Charts and diagrams as code:
....

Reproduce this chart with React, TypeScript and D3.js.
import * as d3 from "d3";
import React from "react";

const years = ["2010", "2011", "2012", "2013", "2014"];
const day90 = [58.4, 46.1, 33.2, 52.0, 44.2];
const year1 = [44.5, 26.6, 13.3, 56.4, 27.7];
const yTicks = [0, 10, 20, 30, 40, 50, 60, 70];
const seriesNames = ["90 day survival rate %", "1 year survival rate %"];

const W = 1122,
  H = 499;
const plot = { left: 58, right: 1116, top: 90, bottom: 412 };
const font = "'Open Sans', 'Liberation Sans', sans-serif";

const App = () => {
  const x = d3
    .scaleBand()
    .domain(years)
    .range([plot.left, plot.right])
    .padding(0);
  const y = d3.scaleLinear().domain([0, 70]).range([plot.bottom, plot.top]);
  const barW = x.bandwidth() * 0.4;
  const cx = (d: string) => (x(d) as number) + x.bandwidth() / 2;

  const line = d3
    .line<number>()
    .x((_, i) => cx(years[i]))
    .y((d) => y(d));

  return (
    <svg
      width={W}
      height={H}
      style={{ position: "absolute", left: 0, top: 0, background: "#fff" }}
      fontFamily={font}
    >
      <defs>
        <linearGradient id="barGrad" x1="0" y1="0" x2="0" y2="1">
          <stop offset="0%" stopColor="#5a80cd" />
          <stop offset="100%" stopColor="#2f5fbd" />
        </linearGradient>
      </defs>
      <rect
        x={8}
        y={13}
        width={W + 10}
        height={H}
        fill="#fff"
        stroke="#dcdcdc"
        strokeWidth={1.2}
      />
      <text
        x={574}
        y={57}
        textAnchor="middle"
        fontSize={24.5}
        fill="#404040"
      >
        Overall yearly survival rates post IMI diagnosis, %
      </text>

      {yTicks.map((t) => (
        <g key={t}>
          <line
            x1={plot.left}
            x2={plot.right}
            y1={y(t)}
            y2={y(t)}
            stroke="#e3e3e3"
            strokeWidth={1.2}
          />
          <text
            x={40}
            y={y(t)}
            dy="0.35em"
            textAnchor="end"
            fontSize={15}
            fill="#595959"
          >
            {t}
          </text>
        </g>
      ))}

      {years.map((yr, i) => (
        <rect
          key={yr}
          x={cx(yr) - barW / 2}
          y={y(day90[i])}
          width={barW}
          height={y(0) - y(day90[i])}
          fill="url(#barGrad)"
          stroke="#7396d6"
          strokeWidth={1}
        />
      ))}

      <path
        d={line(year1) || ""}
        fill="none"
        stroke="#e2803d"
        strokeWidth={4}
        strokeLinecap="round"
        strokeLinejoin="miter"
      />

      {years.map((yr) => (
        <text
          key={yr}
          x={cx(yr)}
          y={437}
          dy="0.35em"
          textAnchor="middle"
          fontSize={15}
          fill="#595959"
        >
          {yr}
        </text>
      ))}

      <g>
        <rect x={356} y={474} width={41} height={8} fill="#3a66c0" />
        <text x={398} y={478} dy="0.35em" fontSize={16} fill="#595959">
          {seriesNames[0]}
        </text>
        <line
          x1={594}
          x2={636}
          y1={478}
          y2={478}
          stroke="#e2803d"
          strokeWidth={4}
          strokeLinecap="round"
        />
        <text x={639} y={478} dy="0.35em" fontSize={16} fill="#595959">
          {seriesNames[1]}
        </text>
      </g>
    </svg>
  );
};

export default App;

....

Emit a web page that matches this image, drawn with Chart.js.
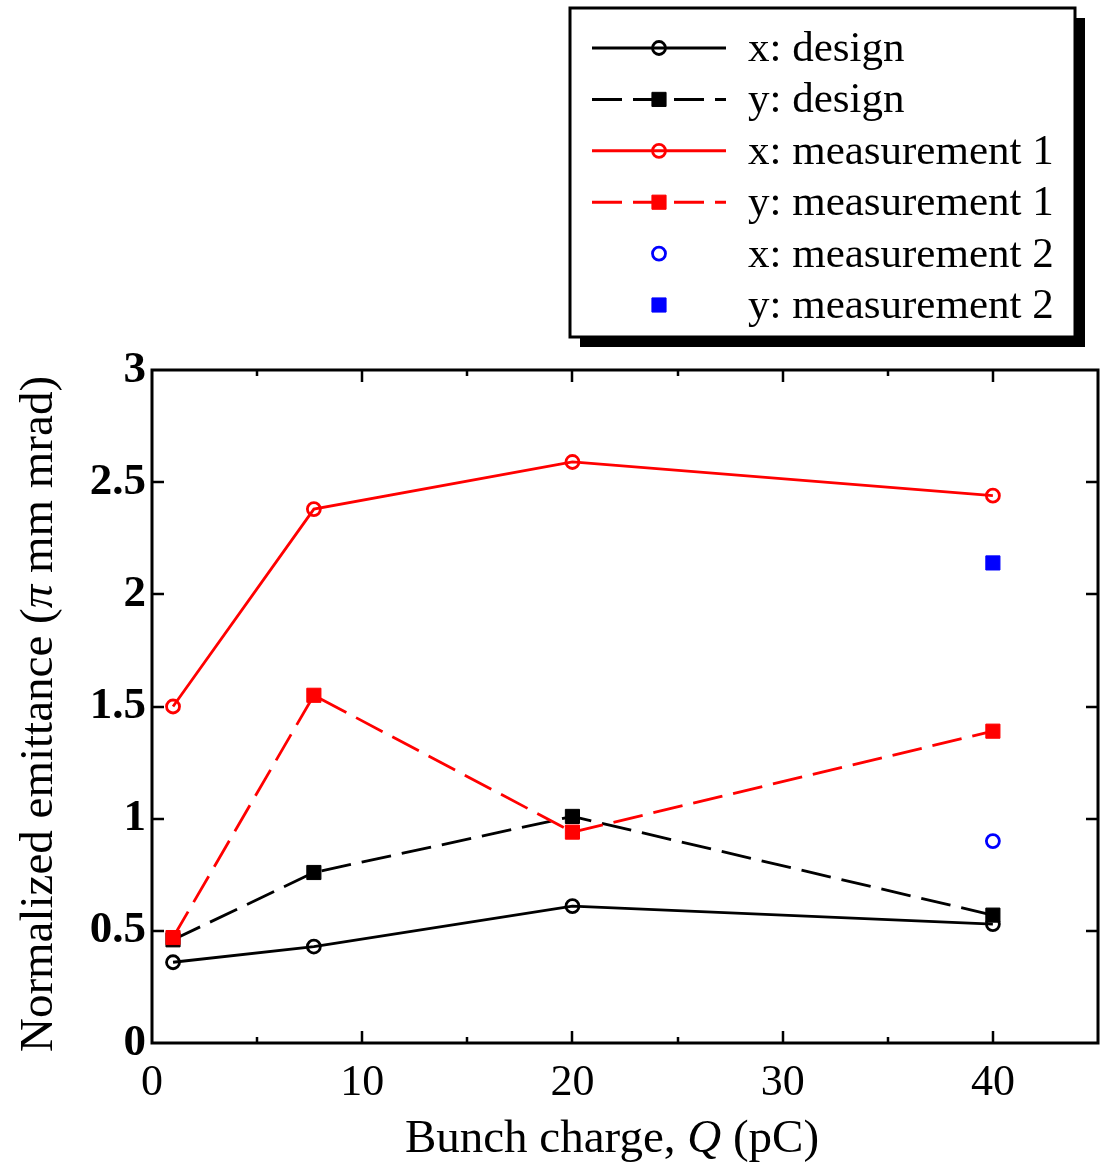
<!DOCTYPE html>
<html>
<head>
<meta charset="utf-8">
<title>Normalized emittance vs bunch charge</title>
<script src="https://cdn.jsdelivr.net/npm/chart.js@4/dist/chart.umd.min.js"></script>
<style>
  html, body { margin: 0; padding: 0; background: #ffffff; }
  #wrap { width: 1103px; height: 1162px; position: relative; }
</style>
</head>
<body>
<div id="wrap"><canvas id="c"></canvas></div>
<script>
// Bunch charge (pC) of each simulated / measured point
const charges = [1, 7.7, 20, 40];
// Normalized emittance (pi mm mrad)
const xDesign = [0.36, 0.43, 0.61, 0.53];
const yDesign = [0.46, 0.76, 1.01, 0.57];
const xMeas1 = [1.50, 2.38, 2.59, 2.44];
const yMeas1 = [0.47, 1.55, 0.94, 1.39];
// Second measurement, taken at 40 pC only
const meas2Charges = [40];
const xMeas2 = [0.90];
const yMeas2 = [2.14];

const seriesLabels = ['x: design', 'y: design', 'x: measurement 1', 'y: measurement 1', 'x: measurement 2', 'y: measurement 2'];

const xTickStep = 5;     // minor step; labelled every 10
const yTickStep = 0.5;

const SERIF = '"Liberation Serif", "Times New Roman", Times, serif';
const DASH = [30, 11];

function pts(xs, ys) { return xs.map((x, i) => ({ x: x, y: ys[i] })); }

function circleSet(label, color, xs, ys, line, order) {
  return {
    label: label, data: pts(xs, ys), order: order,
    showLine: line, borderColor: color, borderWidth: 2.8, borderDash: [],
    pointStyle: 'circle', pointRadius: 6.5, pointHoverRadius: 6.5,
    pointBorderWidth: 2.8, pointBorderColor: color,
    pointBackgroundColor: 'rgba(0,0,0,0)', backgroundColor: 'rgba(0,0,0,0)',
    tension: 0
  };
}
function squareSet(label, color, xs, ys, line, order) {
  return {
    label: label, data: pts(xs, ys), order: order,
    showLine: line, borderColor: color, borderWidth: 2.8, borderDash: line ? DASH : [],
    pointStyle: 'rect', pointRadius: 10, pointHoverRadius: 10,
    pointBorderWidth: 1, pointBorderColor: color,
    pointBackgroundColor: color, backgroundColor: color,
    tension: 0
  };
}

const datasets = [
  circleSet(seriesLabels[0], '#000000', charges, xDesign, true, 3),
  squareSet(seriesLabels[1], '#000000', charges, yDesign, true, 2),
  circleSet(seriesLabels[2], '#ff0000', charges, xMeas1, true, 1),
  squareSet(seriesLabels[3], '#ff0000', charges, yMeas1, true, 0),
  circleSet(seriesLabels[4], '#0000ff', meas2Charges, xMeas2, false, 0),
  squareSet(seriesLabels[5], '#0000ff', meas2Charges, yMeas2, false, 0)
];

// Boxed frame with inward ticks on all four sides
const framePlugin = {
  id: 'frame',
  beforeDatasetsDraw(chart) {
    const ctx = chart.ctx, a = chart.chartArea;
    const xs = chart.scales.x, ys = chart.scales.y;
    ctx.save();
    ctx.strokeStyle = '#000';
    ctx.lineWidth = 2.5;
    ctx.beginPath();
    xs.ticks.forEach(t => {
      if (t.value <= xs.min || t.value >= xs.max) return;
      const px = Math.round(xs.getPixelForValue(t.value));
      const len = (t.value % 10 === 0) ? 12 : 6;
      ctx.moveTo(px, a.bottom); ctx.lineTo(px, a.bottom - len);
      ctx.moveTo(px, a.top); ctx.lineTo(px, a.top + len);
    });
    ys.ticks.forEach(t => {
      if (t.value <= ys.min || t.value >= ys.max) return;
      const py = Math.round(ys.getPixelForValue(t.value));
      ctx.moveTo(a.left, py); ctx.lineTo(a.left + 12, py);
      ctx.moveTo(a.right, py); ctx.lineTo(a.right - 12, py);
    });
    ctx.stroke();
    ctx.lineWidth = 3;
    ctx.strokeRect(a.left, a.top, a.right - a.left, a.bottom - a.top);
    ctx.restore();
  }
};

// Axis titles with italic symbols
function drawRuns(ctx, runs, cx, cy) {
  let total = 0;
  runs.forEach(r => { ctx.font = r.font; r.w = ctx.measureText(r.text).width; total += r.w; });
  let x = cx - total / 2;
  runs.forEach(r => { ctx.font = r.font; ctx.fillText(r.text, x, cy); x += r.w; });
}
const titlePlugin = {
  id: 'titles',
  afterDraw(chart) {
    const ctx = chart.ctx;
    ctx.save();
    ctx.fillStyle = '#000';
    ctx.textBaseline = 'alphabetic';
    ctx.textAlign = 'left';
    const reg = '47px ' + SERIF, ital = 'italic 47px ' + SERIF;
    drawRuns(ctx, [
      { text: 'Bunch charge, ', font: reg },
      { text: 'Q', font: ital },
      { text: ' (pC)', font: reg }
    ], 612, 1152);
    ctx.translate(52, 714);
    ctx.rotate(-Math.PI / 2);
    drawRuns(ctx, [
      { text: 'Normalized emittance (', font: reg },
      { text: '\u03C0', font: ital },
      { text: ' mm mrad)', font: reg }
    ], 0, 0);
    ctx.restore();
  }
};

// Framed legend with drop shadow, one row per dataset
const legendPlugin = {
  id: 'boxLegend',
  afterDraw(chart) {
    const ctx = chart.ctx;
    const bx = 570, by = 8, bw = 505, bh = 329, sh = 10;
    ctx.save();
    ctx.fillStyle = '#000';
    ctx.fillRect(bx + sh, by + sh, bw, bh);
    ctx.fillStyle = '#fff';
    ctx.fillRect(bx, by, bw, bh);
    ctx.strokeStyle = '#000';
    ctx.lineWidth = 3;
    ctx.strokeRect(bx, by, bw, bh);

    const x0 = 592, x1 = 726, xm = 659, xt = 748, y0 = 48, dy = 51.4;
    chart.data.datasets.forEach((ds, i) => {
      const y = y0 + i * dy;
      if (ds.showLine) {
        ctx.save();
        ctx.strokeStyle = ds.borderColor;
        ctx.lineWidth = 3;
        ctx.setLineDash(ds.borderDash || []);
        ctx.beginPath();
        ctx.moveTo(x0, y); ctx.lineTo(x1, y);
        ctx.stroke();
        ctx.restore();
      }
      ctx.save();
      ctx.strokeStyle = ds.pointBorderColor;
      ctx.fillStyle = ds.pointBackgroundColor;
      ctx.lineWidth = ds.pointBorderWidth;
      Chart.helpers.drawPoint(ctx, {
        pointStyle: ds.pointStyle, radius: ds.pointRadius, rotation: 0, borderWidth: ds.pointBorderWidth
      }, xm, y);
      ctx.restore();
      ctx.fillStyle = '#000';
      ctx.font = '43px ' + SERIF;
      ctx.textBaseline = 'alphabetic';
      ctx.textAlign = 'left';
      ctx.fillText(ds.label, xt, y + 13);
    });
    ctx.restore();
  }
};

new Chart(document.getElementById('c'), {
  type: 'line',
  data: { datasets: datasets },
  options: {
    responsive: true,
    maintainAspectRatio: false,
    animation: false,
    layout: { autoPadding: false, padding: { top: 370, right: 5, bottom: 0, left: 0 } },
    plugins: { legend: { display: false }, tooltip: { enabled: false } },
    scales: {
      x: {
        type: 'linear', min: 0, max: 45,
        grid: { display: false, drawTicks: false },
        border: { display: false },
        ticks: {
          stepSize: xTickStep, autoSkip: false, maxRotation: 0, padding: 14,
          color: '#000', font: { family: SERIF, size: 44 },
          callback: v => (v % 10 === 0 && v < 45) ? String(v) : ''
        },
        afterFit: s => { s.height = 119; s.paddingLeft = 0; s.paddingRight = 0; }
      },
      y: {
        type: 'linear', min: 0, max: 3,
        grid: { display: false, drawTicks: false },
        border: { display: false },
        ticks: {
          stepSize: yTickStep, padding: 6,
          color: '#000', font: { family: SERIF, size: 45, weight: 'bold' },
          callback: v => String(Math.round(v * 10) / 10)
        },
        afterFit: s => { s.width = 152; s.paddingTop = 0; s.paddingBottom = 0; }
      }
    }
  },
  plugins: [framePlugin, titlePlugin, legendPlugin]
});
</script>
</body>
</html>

....

WORK REQUIRED
Both the line with "Emit a web page" and the line with "function pts(xs, ys)" belong in the copy, along with every line between them; set them down exactly and skip the pictures.

EXERCISE OUTPUT
Emit a web page that matches this image, drawn with Chart.js.
<!DOCTYPE html>
<html>
<head>
<meta charset="utf-8">
<title>Normalized emittance vs bunch charge</title>
<script src="https://cdn.jsdelivr.net/npm/chart.js@4/dist/chart.umd.min.js"></script>
<style>
  html, body { margin: 0; padding: 0; background: #ffffff; }
  #wrap { width: 1103px; height: 1162px; position: relative; }
</style>
</head>
<body>
<div id="wrap"><canvas id="c"></canvas></div>
<script>
// Bunch charge (pC) of each simulated / measured point
const charges = [1, 7.7, 20, 40];
// Normalized emittance (pi mm mrad)
const xDesign = [0.36, 0.43, 0.61, 0.53];
const yDesign = [0.46, 0.76, 1.01, 0.57];
const xMeas1 = [1.50, 2.38, 2.59, 2.44];
const yMeas1 = [0.47, 1.55, 0.94, 1.39];
// Second measurement, taken at 40 pC only
const meas2Charges = [40];
const xMeas2 = [0.90];
const yMeas2 = [2.14];

const seriesLabels = ['x: design', 'y: design', 'x: measurement 1', 'y: measurement 1', 'x: measurement 2', 'y: measurement 2'];

const xTickStep = 5;     // minor step; labelled every 10
const yTickStep = 0.5;

const SERIF = '"Liberation Serif", "Times New Roman", Times, serif';
const DASH = [30, 11];

function pts(xs, ys) { return xs.map((x, i) => ({ x: x, y: ys[i] })); }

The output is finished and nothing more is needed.